Written exercise: Return the whole listing, line for line, without the pictures in it.

Material provided:
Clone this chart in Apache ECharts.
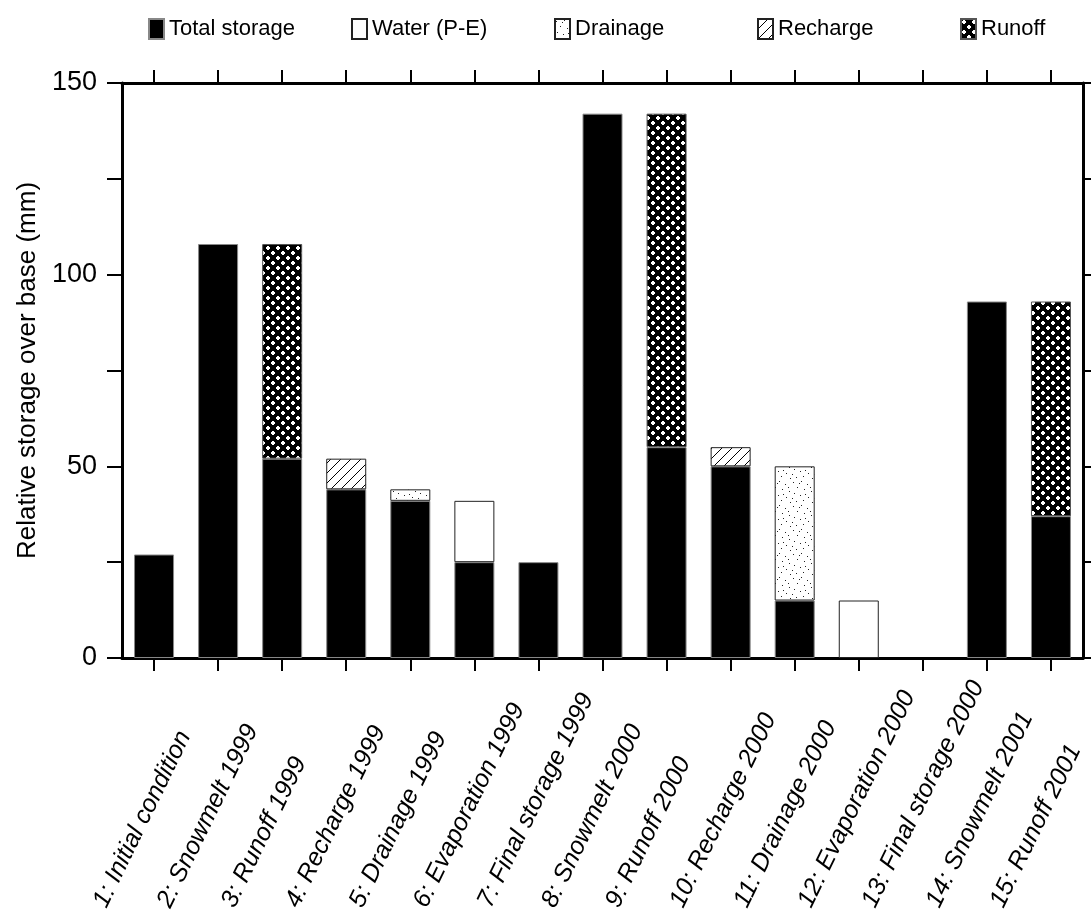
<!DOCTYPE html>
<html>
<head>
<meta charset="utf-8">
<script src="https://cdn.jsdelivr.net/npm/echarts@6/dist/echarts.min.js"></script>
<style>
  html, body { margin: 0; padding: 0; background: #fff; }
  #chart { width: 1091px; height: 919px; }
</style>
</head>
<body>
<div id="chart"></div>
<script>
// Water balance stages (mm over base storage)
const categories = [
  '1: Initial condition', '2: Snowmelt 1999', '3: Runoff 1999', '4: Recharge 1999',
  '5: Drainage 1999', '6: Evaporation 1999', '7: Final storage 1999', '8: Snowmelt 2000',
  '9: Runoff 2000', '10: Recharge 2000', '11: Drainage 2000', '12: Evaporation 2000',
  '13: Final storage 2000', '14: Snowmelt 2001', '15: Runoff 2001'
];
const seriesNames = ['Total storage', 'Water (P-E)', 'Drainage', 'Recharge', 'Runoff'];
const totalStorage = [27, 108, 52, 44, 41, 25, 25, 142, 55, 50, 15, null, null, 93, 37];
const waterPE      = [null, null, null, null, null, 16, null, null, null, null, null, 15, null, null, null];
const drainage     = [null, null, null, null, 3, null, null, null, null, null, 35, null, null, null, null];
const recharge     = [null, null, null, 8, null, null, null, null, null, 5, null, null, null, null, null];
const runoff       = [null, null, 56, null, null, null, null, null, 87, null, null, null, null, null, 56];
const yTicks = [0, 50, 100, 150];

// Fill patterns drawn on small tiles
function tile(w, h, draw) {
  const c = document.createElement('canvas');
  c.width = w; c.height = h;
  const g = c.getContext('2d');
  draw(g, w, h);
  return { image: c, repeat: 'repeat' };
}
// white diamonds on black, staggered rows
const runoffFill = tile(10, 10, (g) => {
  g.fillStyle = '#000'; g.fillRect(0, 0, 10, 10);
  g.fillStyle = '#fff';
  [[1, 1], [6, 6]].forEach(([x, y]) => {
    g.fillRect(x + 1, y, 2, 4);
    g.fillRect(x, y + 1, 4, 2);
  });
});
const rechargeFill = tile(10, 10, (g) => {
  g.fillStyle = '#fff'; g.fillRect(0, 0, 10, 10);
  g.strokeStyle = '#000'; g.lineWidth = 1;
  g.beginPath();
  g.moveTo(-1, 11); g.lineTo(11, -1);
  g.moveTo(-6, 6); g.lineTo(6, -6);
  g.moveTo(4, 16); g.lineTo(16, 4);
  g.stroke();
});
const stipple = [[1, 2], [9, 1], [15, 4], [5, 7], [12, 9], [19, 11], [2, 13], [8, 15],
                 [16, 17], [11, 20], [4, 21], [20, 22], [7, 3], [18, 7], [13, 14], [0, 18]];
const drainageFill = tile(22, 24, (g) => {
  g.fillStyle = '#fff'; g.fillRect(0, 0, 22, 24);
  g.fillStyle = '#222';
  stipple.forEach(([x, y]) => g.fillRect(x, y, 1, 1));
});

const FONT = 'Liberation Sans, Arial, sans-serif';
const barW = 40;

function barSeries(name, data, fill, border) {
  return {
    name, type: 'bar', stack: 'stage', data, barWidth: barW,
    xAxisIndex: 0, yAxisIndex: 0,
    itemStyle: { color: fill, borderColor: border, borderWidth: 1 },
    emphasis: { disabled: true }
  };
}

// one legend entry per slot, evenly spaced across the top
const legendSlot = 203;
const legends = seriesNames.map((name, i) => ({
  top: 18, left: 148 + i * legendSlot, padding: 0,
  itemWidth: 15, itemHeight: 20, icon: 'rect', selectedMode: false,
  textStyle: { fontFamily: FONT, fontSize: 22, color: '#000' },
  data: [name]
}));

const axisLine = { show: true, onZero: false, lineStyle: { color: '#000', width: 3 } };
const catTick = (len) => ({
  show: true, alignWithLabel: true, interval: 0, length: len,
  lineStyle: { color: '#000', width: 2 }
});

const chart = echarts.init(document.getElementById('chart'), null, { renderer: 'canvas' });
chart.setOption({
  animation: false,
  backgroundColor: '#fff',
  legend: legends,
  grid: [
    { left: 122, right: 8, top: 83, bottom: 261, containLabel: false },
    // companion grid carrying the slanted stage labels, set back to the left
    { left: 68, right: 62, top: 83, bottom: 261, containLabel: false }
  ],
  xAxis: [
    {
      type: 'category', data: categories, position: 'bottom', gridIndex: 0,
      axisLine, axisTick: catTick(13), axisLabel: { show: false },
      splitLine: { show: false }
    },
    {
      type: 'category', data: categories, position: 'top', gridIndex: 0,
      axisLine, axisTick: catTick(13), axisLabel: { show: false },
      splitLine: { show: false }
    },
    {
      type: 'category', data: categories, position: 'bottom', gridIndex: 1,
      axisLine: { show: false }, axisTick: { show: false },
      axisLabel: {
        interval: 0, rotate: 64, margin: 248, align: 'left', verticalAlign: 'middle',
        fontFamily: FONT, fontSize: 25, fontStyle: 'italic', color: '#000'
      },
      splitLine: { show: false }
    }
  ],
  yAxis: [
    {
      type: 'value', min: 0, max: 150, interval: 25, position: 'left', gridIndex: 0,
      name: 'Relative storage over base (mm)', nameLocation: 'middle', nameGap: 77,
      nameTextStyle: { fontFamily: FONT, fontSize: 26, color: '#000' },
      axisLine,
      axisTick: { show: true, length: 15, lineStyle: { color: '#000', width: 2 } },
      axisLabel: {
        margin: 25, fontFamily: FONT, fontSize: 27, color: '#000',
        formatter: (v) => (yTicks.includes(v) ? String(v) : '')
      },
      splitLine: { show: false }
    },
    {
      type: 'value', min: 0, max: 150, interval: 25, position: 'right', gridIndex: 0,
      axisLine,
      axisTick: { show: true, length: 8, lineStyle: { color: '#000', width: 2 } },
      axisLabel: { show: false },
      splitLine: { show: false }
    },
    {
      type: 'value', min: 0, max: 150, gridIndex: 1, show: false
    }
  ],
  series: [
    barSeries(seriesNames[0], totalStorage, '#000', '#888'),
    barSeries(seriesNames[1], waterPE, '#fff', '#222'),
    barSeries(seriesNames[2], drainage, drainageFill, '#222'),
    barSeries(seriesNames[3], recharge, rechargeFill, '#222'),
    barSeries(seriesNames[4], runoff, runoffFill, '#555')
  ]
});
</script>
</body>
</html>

Solution to the exercise:
Clone this chart in Apache ECharts.
<!DOCTYPE html>
<html>
<head>
<meta charset="utf-8">
<script src="https://cdn.jsdelivr.net/npm/echarts@6/dist/echarts.min.js"></script>
<style>
  html, body { margin: 0; padding: 0; background: #fff; }
  #chart { width: 1091px; height: 919px; }
</style>
</head>
<body>
<div id="chart"></div>
<script>
// Water balance stages (mm over base storage)
const categories = [
  '1: Initial condition', '2: Snowmelt 1999', '3: Runoff 1999', '4: Recharge 1999',
  '5: Drainage 1999', '6: Evaporation 1999', '7: Final storage 1999', '8: Snowmelt 2000',
  '9: Runoff 2000', '10: Recharge 2000', '11: Drainage 2000', '12: Evaporation 2000',
  '13: Final storage 2000', '14: Snowmelt 2001', '15: Runoff 2001'
];
const seriesNames = ['Total storage', 'Water (P-E)', 'Drainage', 'Recharge', 'Runoff'];
const totalStorage = [27, 108, 52, 44, 41, 25, 25, 142, 55, 50, 15, null, null, 93, 37];
const waterPE      = [null, null, null, null, null, 16, null, null, null, null, null, 15, null, null, null];
const drainage     = [null, null, null, null, 3, null, null, null, null, null, 35, null, null, null, null];
const recharge     = [null, null, null, 8, null, null, null, null, null, 5, null, null, null, null, null];
const runoff       = [null, null, 56, null, null, null, null, null, 87, null, null, null, null, null, 56];
const yTicks = [0, 50, 100, 150];

// Fill patterns drawn on small tiles
function tile(w, h, draw) {
  const c = document.createElement('canvas');
  c.width = w; c.height = h;
  const g = c.getContext('2d');
  draw(g, w, h);
  return { image: c, repeat: 'repeat' };
}
// white diamonds on black, staggered rows
const runoffFill = tile(10, 10, (g) => {
  g.fillStyle = '#000'; g.fillRect(0, 0, 10, 10);
  g.fillStyle = '#fff';
  [[1, 1], [6, 6]].forEach(([x, y]) => {
    g.fillRect(x + 1, y, 2, 4);
    g.fillRect(x, y + 1, 4, 2);
  });
});
const rechargeFill = tile(10, 10, (g) => {
  g.fillStyle = '#fff'; g.fillRect(0, 0, 10, 10);
  g.strokeStyle = '#000'; g.lineWidth = 1;
  g.beginPath();
  g.moveTo(-1, 11); g.lineTo(11, -1);
  g.moveTo(-6, 6); g.lineTo(6, -6);
  g.moveTo(4, 16); g.lineTo(16, 4);
  g.stroke();
});
const stipple = [[1, 2], [9, 1], [15, 4], [5, 7], [12, 9], [19, 11], [2, 13], [8, 15],
                 [16, 17], [11, 20], [4, 21], [20, 22], [7, 3], [18, 7], [13, 14], [0, 18]];
const drainageFill = tile(22, 24, (g) => {
  g.fillStyle = '#fff'; g.fillRect(0, 0, 22, 24);
  g.fillStyle = '#222';
  stipple.forEach(([x, y]) => g.fillRect(x, y, 1, 1));
});

const FONT = 'Liberation Sans, Arial, sans-serif';
const barW = 40;

function barSeries(name, data, fill, border) {
  return {
    name, type: 'bar', stack: 'stage', data, barWidth: barW,
    xAxisIndex: 0, yAxisIndex: 0,
    itemStyle: { color: fill, borderColor: border, borderWidth: 1 },
    emphasis: { disabled: true }
  };
}

// one legend entry per slot, evenly spaced across the top
const legendSlot = 203;
const legends = seriesNames.map((name, i) => ({
  top: 18, left: 148 + i * legendSlot, padding: 0,
  itemWidth: 15, itemHeight: 20, icon: 'rect', selectedMode: false,
  textStyle: { fontFamily: FONT, fontSize: 22, color: '#000' },
  data: [name]
}));

const axisLine = { show: true, onZero: false, lineStyle: { color: '#000', width: 3 } };
const catTick = (len) => ({
  show: true, alignWithLabel: true, interval: 0, length: len,
  lineStyle: { color: '#000', width: 2 }
});

const chart = echarts.init(document.getElementById('chart'), null, { renderer: 'canvas' });
chart.setOption({
  animation: false,
  backgroundColor: '#fff',
  legend: legends,
  grid: [
    { left: 122, right: 8, top: 83, bottom: 261, containLabel: false },
    // companion grid carrying the slanted stage labels, set back to the left
    { left: 68, right: 62, top: 83, bottom: 261, containLabel: false }
  ],
  xAxis: [
    {
      type: 'category', data: categories, position: 'bottom', gridIndex: 0,
      axisLine, axisTick: catTick(13), axisLabel: { show: false },
      splitLine: { show: false }
    },
    {
      type: 'category', data: categories, position: 'top', gridIndex: 0,
      axisLine, axisTick: catTick(13), axisLabel: { show: false },
      splitLine: { show: false }
    },
    {
      type: 'category', data: categories, position: 'bottom', gridIndex: 1,
      axisLine: { show: false }, axisTick: { show: false },
      axisLabel: {
        interval: 0, rotate: 64, margin: 248, align: 'left', verticalAlign: 'middle',
        fontFamily: FONT, fontSize: 25, fontStyle: 'italic', color: '#000'
      },
      splitLine: { show: false }
    }
  ],
  yAxis: [
    {
      type: 'value', min: 0, max: 150, interval: 25, position: 'left', gridIndex: 0,
      name: 'Relative storage over base (mm)', nameLocation: 'middle', nameGap: 77,
      nameTextStyle: { fontFamily: FONT, fontSize: 26, color: '#000' },
      axisLine,
      axisTick: { show: true, length: 15, lineStyle: { color: '#000', width: 2 } },
      axisLabel: {
        margin: 25, fontFamily: FONT, fontSize: 27, color: '#000',
        formatter: (v) => (yTicks.includes(v) ? String(v) : '')
      },
      splitLine: { show: false }
    },
    {
      type: 'value', min: 0, max: 150, interval: 25, position: 'right', gridIndex: 0,
      axisLine,
      axisTick: { show: true, length: 8, lineStyle: { color: '#000', width: 2 } },
      axisLabel: { show: false },
      splitLine: { show: false }
    },
    {
      type: 'value', min: 0, max: 150, gridIndex: 1, show: false
    }
  ],
  series: [
    barSeries(seriesNames[0], totalStorage, '#000', '#888'),
    barSeries(seriesNames[1], waterPE, '#fff', '#222'),
    barSeries(seriesNames[2], drainage, drainageFill, '#222'),
    barSeries(seriesNames[3], recharge, rechargeFill, '#222'),
    barSeries(seriesNames[4], runoff, runoffFill, '#555')
  ]
});
</script>
</body>
</html>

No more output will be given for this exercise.